What you have to do: Print the material below exactly as it stands, please, from its first line to the line holding "from matplotlib.patches import", with no pictures.

Data section:
......

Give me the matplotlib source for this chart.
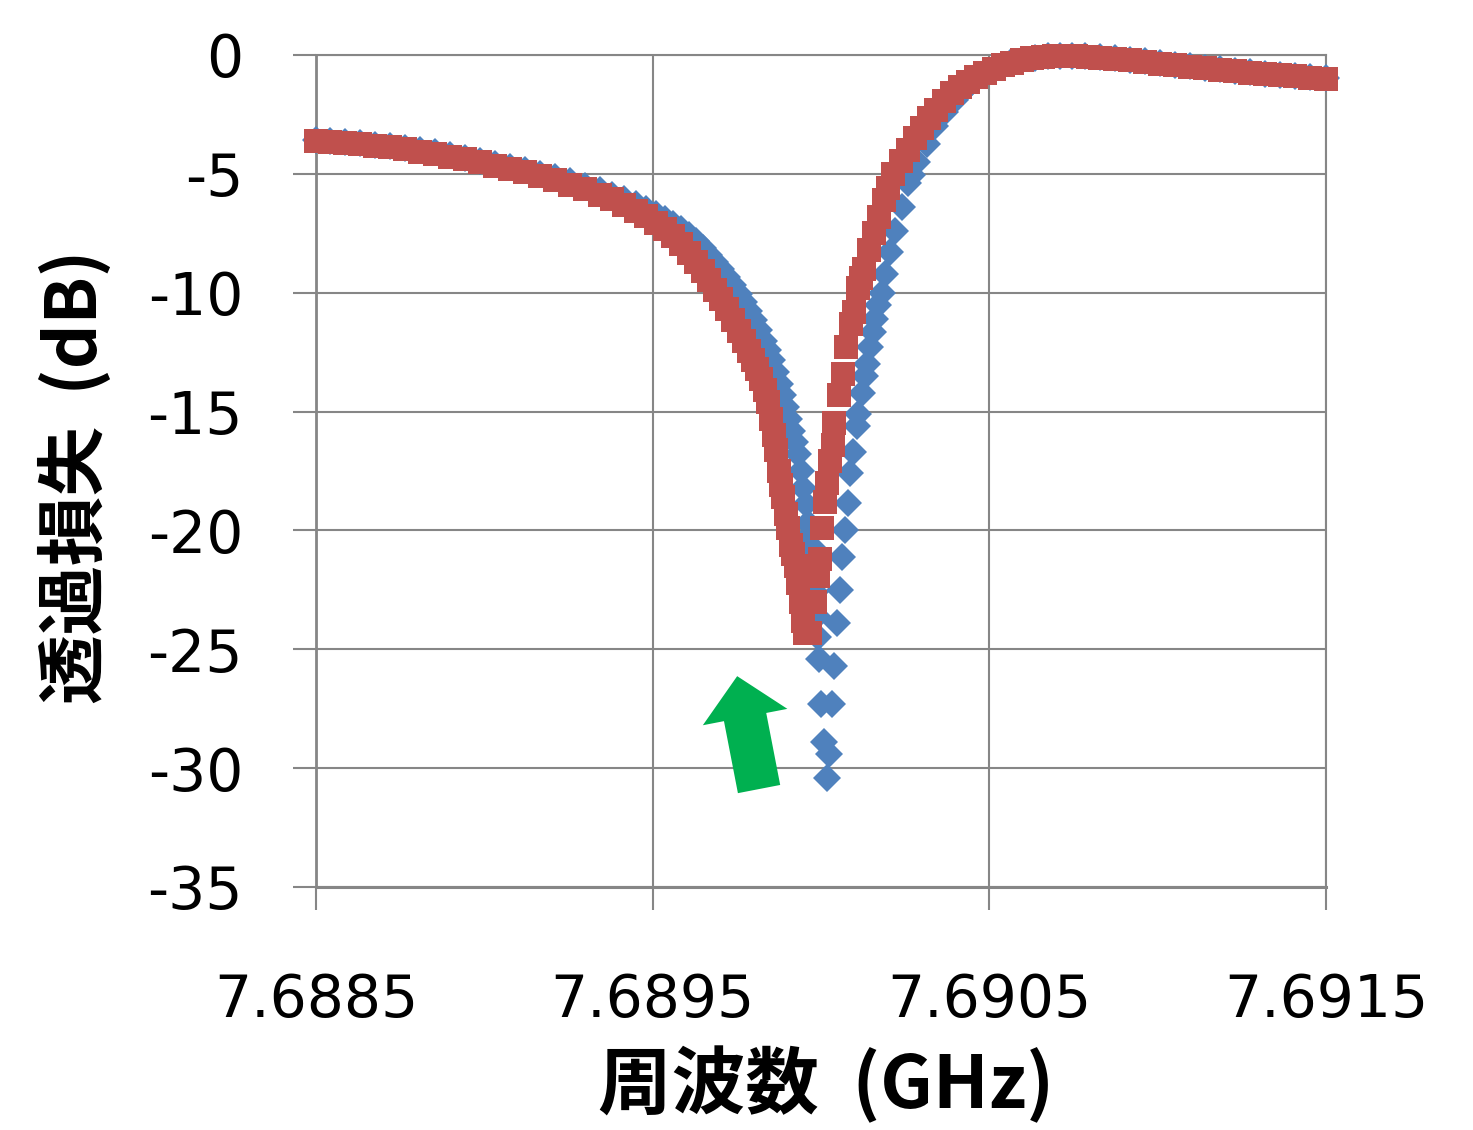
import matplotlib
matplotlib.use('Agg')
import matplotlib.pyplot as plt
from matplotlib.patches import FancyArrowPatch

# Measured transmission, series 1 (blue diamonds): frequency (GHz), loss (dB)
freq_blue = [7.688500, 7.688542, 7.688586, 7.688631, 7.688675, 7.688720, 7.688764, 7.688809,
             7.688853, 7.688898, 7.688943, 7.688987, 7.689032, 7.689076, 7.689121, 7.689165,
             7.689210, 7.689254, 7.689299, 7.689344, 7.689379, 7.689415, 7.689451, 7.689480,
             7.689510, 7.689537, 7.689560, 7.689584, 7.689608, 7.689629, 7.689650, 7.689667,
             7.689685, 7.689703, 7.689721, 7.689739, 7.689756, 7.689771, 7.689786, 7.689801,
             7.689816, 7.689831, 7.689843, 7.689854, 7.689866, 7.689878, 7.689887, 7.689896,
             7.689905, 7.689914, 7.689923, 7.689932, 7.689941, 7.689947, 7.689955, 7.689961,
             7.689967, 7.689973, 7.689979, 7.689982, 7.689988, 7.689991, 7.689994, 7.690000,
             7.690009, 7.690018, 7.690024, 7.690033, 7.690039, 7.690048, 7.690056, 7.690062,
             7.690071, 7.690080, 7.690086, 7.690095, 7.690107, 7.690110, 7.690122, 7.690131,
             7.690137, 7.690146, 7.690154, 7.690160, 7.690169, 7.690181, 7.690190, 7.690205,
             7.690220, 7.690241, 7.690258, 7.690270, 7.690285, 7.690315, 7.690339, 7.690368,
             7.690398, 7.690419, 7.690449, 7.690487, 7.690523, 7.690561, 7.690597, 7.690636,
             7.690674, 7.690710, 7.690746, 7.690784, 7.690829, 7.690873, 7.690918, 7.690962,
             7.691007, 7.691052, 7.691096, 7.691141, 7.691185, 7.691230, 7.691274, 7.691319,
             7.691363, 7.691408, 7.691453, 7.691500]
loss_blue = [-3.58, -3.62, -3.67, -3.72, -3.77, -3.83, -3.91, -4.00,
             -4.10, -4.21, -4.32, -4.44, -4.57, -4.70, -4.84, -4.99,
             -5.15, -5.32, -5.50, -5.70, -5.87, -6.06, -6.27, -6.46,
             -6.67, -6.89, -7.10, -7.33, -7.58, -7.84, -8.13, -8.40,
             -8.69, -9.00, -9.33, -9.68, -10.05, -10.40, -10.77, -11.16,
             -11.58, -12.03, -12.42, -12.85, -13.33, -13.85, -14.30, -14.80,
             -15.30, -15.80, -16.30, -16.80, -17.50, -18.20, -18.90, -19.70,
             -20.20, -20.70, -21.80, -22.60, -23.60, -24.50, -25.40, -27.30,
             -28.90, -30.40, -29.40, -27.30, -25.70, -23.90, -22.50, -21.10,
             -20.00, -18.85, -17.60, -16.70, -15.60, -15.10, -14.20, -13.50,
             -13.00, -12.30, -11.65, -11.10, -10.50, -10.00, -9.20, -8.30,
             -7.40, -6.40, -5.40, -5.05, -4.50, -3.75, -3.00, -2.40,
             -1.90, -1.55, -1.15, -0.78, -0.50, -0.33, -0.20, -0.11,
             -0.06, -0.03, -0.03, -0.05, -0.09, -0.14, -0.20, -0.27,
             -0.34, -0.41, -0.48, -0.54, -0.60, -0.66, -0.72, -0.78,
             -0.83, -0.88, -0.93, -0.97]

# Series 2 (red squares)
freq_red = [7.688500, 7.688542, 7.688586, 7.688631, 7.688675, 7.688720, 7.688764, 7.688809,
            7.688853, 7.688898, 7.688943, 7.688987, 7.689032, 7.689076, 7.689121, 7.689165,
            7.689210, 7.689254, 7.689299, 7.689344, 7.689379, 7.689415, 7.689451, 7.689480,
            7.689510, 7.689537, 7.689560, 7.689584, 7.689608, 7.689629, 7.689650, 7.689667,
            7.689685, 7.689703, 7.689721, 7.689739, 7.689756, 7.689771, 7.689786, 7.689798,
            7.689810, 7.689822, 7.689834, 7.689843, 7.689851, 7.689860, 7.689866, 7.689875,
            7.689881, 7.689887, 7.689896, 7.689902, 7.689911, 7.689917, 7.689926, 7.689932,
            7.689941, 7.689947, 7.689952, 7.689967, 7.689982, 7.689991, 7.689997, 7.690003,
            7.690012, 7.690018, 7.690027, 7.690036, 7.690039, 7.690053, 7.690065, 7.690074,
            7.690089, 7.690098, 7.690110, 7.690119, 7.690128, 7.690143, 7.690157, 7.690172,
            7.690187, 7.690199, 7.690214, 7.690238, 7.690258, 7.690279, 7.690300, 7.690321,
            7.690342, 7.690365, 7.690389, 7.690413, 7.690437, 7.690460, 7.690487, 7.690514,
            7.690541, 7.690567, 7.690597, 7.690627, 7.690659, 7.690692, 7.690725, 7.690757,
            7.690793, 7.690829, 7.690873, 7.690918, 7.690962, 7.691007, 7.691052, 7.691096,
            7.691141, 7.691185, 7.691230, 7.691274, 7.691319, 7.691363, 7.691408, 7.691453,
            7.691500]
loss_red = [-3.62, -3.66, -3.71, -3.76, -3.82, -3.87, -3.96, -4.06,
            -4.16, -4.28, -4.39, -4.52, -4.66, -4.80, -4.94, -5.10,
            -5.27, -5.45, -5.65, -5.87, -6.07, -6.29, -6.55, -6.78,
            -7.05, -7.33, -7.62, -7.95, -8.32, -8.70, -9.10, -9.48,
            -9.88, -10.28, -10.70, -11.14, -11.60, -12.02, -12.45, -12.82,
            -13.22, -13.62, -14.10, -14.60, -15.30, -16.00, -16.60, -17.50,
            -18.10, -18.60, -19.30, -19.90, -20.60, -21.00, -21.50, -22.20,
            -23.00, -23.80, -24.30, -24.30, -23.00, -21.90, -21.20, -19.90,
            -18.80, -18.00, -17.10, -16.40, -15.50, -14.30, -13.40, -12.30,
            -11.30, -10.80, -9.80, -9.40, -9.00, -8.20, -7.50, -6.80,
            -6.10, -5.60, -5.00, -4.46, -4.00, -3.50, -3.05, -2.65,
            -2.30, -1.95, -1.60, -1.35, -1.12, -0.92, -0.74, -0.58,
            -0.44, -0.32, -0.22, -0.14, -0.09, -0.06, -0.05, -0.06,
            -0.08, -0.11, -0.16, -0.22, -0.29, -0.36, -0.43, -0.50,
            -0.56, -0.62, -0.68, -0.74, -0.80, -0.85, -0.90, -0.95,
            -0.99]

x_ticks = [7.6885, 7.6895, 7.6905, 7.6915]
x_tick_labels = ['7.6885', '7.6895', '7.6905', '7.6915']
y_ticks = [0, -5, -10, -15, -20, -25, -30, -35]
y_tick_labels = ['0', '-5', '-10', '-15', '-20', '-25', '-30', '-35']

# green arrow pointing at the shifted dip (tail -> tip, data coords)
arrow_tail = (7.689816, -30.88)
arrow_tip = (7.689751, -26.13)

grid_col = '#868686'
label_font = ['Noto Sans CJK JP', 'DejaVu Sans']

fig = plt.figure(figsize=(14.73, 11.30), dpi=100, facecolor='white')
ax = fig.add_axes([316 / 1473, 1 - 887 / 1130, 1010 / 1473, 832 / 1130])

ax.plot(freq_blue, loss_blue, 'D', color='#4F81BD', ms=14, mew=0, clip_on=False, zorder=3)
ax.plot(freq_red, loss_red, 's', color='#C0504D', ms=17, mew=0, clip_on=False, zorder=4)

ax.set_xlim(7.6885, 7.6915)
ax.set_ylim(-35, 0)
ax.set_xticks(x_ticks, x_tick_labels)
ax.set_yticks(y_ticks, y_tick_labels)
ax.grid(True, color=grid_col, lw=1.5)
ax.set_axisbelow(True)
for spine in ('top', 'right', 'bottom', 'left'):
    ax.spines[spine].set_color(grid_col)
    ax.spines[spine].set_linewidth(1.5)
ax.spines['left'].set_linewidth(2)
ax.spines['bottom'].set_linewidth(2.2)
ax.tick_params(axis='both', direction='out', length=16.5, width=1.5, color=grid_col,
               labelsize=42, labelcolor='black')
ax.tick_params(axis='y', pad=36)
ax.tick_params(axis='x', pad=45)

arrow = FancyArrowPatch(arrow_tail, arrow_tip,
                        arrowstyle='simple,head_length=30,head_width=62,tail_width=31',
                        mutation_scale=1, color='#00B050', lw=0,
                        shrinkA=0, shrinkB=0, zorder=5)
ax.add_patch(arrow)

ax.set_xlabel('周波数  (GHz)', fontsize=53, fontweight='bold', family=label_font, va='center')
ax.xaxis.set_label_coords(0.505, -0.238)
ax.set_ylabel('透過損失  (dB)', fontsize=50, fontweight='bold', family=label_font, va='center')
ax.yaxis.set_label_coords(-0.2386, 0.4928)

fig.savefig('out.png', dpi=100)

......

Answer below:
Give me the matplotlib source for this chart.
import matplotlib
matplotlib.use('Agg')
import matplotlib.pyplot as plt
from matplotlib.patches import FancyArrowPatch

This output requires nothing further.